Why Castlevania III sounded completely different in Japan and North America
The Nintendo Famicom's cartridge slot carried not only data lines for game ROM but audio lines that connected directly to the console's audio mixing circuit. Konami exploited this by developing proprietary mapper chips — the VRC (Virtual ROM Controller) series — that included additional audio hardware beyond the Famicom's standard five-channel APU. The VRC6, used in Castlevania III and several other Konami Famicom titles, added two pulse wave generators and a sawtooth wave generator to the three pulse channels, triangle channel, and noise/DPCM channel of the standard hardware.
The three additional VRC6 channels expanded the sonic palette available to Castlevania III's composers — Hidenori Maezawa, Jun Funahashi, and Yukie Morimoto — from five simultaneous voices to eight. The additional sawtooth channel, in particular, enabled bass lines of a richness and melodic complexity that the Famicom APU's triangle channel — limited to a single fixed triangle waveform — could not produce. The VRC6 soundtrack of Castlevania III is routinely cited as among the finest music on the Famicom, exploiting the additional hardware with compositions that used all eight channels with evident compositional intent rather than as a fallback to standard channels.
The NES cartridge design did not include audio lines in the cartridge slot — Nintendo of America had eliminated them in the localisation of the Famicom hardware to reduce manufacturing complexity. Third-party chips that generated sound and mixed it through the cartridge slot did not work on NES hardware; the audio lines simply were not present. Konami's VRC6 chip, central to the Japanese version's audio quality, was incompatible with the NES by hardware design rather than by Konami's choice.
The North American NES version of Castlevania III had the same music arranged for the five standard NES audio channels. The arrangements are technically accomplished — the composers worked within constraints that the Japanese version did not face — but the reduction from eight channels to five is audible throughout. The bass lines that the sawtooth VRC6 channel provided in Japan were approximated with the NES triangle channel, which has a single fixed waveform. The harmonic richness of compositions written for eight channels was partially lost in arrangements written for five. Players who encountered only the NES version had no indication that the Japanese counterpart sounded significantly different; the version difference became widely known only after internet communities of the 2000s began comparing regional releases systematically.
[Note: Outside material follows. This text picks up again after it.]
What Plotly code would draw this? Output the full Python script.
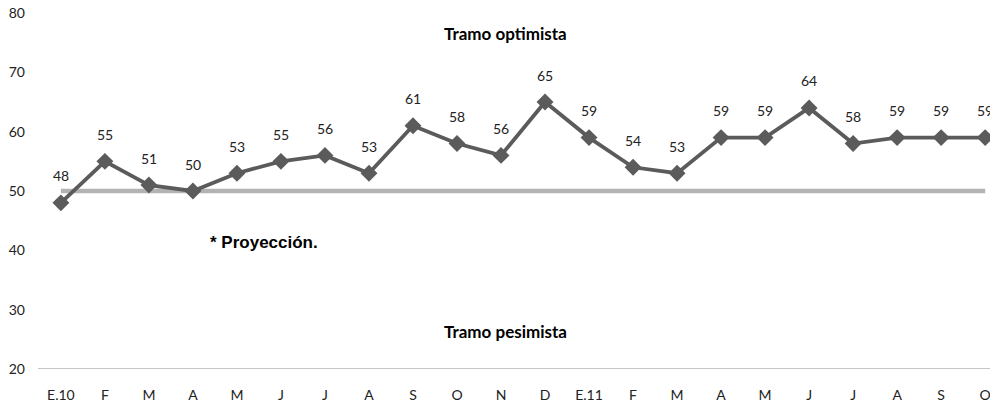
import plotly.graph_objects as go

categories = ["E.10", "F", "M", "A", "M", "J", "J", "A", "S", "O", "N", "D",
              "E.11", "F", "M", "A", "M", "J", "J", "A", "S", "O"]
values = [48, 55, 51, 50, 53, 55, 56, 53, 61, 58, 56, 65,
          59, 54, 53, 59, 59, 64, 58, 59, 59, 59]
reference = [50] * len(categories)
y_ticks = [20, 30, 40, 50, 60, 70, 80]

xs = list(range(len(categories)))
FONT = "Lato, Open Sans, sans-serif"

fig = go.Figure()
fig.add_trace(go.Scatter(x=xs, y=reference, mode="lines",
                         line=dict(color="#b3b3b3", width=4.5),
                         hoverinfo="skip", showlegend=False))
fig.add_trace(go.Scatter(x=xs, y=values, mode="lines+markers",
                         line=dict(color="#5b5b5b", width=3.8),
                         marker=dict(symbol="diamond", size=13, color="#5b5b5b"),
                         showlegend=False, cliponaxis=False))

annotations = []
for x, v in zip(xs, values):
    annotations.append(dict(x=x, y=v, text=str(v), showarrow=False,
                            yshift=27, font=dict(family=FONT, size=14, color="#222")))
annotations.append(dict(x=10.1, y=76.6, text="<b>Tramo optimista</b>", showarrow=False,
                        font=dict(family=FONT, size=17, color="#000")))
annotations.append(dict(x=10.1, y=26.4, text="<b>Tramo pesimista</b>", showarrow=False,
                        font=dict(family=FONT, size=17, color="#000")))
annotations.append(dict(x=3.34, y=41.4, text="<b>* Proyección.</b>", showarrow=False,
                        xanchor="left",
                        font=dict(family="Liberation Sans, Arial, sans-serif", size=17, color="#000")))

fig.update_layout(
    width=990, height=417,
    margin=dict(l=38, r=0, t=13, b=48, autoexpand=False),
    paper_bgcolor="white", plot_bgcolor="white",
    annotations=annotations,
    font=dict(family=FONT, size=14, color="#222"),
)
fig.update_xaxes(range=[-0.52, 21.11], tickvals=xs, ticktext=categories,
                 showgrid=False, zeroline=False, showline=False,
                 ticks="", tickfont=dict(size=14), automargin=False,
                 ticklabelstandoff=16, ticklabeloverflow="allow")
fig.update_yaxes(range=[20, 80], tickvals=y_ticks, showgrid=False,
                 zeroline=False, showline=False, ticks="",
                 tickfont=dict(size=14), automargin=False,
                 ticklabelstandoff=12, ticklabeloverflow="allow")
# bottom axis line at y=20
fig.add_shape(type="line", xref="paper", yref="y", x0=0, x1=1, y0=20, y1=20,
              line=dict(color="#8c8c8c", width=1.2))

fig.write_html("out.html", config={"displayModeBar": False},
               post_script="document.body.style.margin='0';document.body.style.overflow='hidden';")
The VRC6 versions of Castlevania III's music were preserved and distributed through the NSF (NES Sound Format) file format, which allowed the Famicom's audio hardware to be emulated accurately enough to reproduce expansion chip audio. Communities of chiptune listeners and game music archivists documented and shared the VRC6 soundtrack from the 1990s onward, ensuring that it reached audiences who had no access to the Japanese hardware. The retrospective recognition of the Famicom version's audio quality contributed to a broader reassessment of how regional hardware differences had silently shaped the sonic experiences of players across the Famicom/NES era.
Konami used the VRC6 in three Famicom titles: Akumajō Densetsu (Castlevania III), Madara (1990), and Esper Dream 2 (1992). None of the other VRC6 games were localised to North America, making Castlevania III the only title where the chip's absence was directly comparable to an existing North American release.